我们定义了一个名为 MyReLU 的类，它继承自 torch.autograd.Function。
在 forward() 方法中，我们使用 torch.relu() 函数计算ReLU的输出，并使用 ctx.save_for_backward(x) 保存输入 x，以便在 backward() 方法中使用。
在 backward() 方法中，我们首先从 ctx 中取出保存的输入 x。然后，我们创建一个梯度的副本 grad_x，并将 x < 0 的元素的梯度设置为 0。最后，我们返回 grad_x 作为 x 的梯度。
我们使用 MyReLU.apply 创建一个可以应用自定义 ReLU 函数的函数 relu。
我们创建一个Tensor x 并设置 requires_grad=True，以便PyTorch可以跟踪其梯度。
我们使用 relu(x) 计算ReLU的输出 y。
我们使用 y.sum().backward() 计算梯度。
我们使用 x.grad 访问 x 的梯度。

注意事项：

forward() 方法必须是一个静态方法。
backward() 方法也必须是一个静态方法。
forward() 方法的第一个参数必须是 ctx。
backward() 方法的第一个参数必须是 ctx。
forward() 方法的返回值是前向传播的输出。
backward() 方法的返回值是与 forward() 方法的输入参数相对应的梯度。
如果某个输入不需要梯度，则在 backward() 方法中返回 None。
必须使用 ctx.save_for_backward() 保存需要在 backward() 方法中使用的Tensor。
ctx.saved_tensors 返回的是一个tuple，需要用逗号解包，例如 x, = ctx.saved_tensors。
grad_output 是一个Tensor，表示输出的梯度。
通常，在 backward() 方法中，我们需要克隆 grad_output，以避免修改原始的梯度。

更复杂的例子：自定义线性层

import torch

class MyLinear(torch.autograd.Function):
    @staticmethod
    def forward(ctx, input, weight, bias=None):
        ctx.save_for_backward(input, weight, bias)
        output = input.mm(weight.t())
        if bias is not None:
            output += bias.unsqueeze(0).expand_as(output)
        return output

    @staticmethod
    def backward(ctx, grad_output):
        input, weight, bias = ctx.saved_tensors
        grad_input = grad_weight = grad_bias = None

        if ctx.needs_input_grad[0]:
            grad_input = grad_output.mm(weight)
        if ctx.needs_input_grad[1]:
            grad_weight = grad_output.t().mm(input)
        if bias is not None and ctx.needs_input_grad[2]:
            grad_bias = grad_output.sum(0)

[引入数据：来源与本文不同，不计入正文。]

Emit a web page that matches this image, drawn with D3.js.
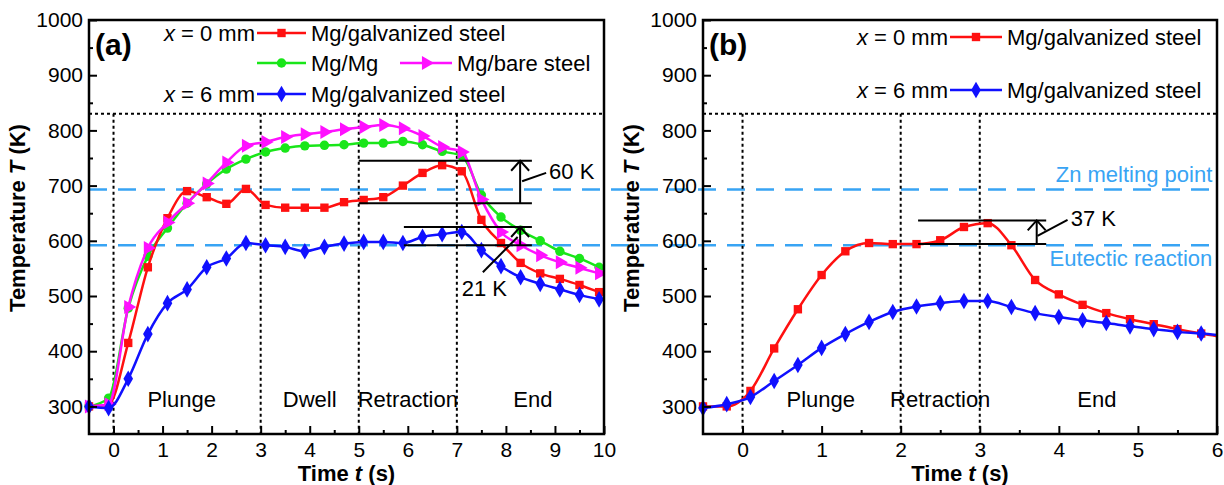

        return grad_input, grad_weight, grad_bias

# 使用自定义的线性层
linear = MyLinear.apply

# 创建一个Tensor并设置requires_grad=True
input = torch.randn(3, 4, requires_grad=True)
weight = torch.randn(5, 4, requires_grad=True)
bias = torch.randn(5, requires_grad=True)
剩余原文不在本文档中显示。